This was the first highway bridge over the Columbia River in the United States. It was built to carry not only vehicular traffic, but also a water pipeline. Although the bridge roadway has today been converted for pedestrian use only, it continues to carry a water pipeline, although this pipeline is not the original pipe and is much larger than the original.
The bridge was financed and built for private interests who organized as the Washington Bridge Company. It is not known who the actual on-site contractors were. Construction began in February 1906 and the bridge was open to traffic in February 1908. However the bridge was purchased by the Washington State Highway Board in 1909, only a year after the bridge was built, as the state felt the bridge was very valuable to the area and a worthwhile public investment. The cost of constructing the bridge was $178,233.07 and the state purchased the bridge for $182,207.55. The Wenatchee Reclamation District in turn purchased the bridge from the state after the nearby George Sellar Bridge was completed to provide a new vehicular crossing. The Wenatchee Reclamation District replaced the original pipes with a larger pipe resting inside the truss lines and also left the bridge open for pedestrians only. In 2008 the bridge was rehabilitated for continued pedestrian use. The pipeline remains as well and continues to function by providing water for the East Wenatchee fruit industry.
The bridge is a fully pin-connected cantilever through truss. The suspended span is a ten panel Baltimore through truss, and the cantilever and anchor arms also follow a Baltimore truss configuration. The entire cantilever truss portion contains fifty panels, eight panels in each cantilever arm and twelve panels in each anchor arm. The entire top chord of the cantilever arms is eyebar, while only two panels near the main post of the anchor arms are eyebar, the remainder being built-up box beam. The bridge has a very complex design that gives it an amazing sense of variety. Built-up beams on the trusses and the bracing take a wide variety of sizes and configurations, with details like v-lacing, lattice, and battens found throughout the bridge's built-up beams.
The bridge's cantilever truss consists of anchor arms that each have a length of 240 feet, with each of the cantilever arms being 160 feet. The cantilever arms hold a 200 foot long suspended span in the center. This adds up to a total length for the truss of 1,000 feet. Additionally, at the west end of the bridge there is a 60 foot plate girder span. As originally built, the bridge had a timber approach system at the western end of 565.7 feet, which gave the original bridge a total length of 1,625.7 feet. Today, the timber approach system has been replaced with a spiral-like curved pedestrian walkway ramp, and as such the bridge today has a roughly estimated total length of 1,320 feet. As originally built, the bridge has a 20.5 foot roadway and the highway roadway was designed to accommodate a street railway as well. The original water pipes on the bridge were two pipes with four feet inside diameter mounted on brackets outside of the truss lines. 1,100 tons of steel were used to build the bridge (1,040 tons for the cantilever truss alone).

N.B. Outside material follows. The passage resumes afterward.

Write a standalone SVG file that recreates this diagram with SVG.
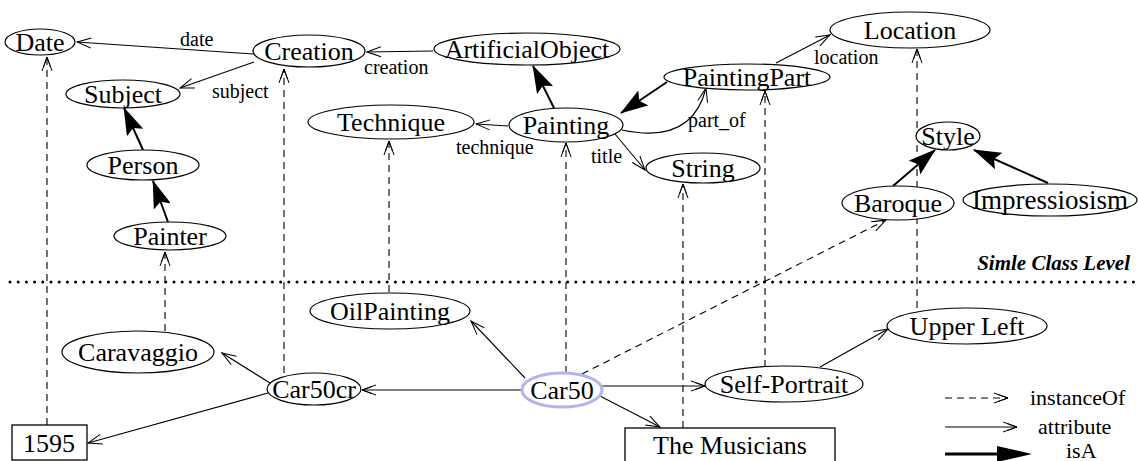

This is a bridge of extremely high historic significance. It is one of the oldest known surviving highway cantilever through truss bridges in the United States. It was completed a year before the landmark cantilever truss in New York City, the Queensboro Bridge. Cantilever truss bridges represent the longest of truss bridge spans and the most complex of truss bridge designs, and as such are significant engineering achievements, with this bridge having all that significance in addition to the age of the bridge. The bridge is also significant for its role in promoting the development of East Wenatchee and the surrounding region by bringing water from the Wenatchee River to this region for orchards. It is also impressive and noteworthy that this was the first highway bridge over the Columbia River in the United States and that a bridge that has that distinction would still survive today.

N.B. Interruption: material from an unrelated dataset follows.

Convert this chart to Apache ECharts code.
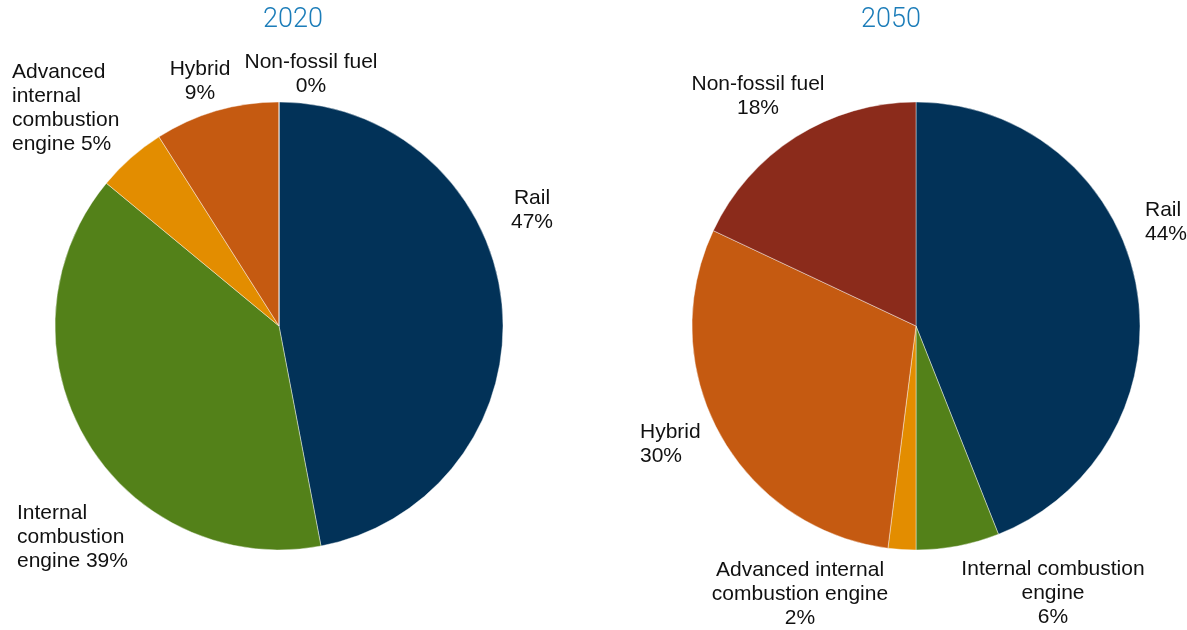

This bridge is an outstanding example of historic truss bridge preservation, and an exceedingly rare example of a large span cantilever truss bridge being preserved for non-motorized use. Cantilever truss bridges are some of the most amazing engineering achievements in the country, yet because of their size and thus high cost of preservation, few have been preserved for pedestrian use.
A new ramp was constructed at the western end of the bridge for the use of non-motorized traffic. The bridge trusses remain largely unaltered from their original design, making the historic integrity of the truss excellent. The only major alteration to the truss spans is the removal of the original pipe brackets and reconfiguration of the pipe system to one large pipe resting inside the truss lines. During the field visit to the bridge, the paint system of the bridge was found to be in excellent condition.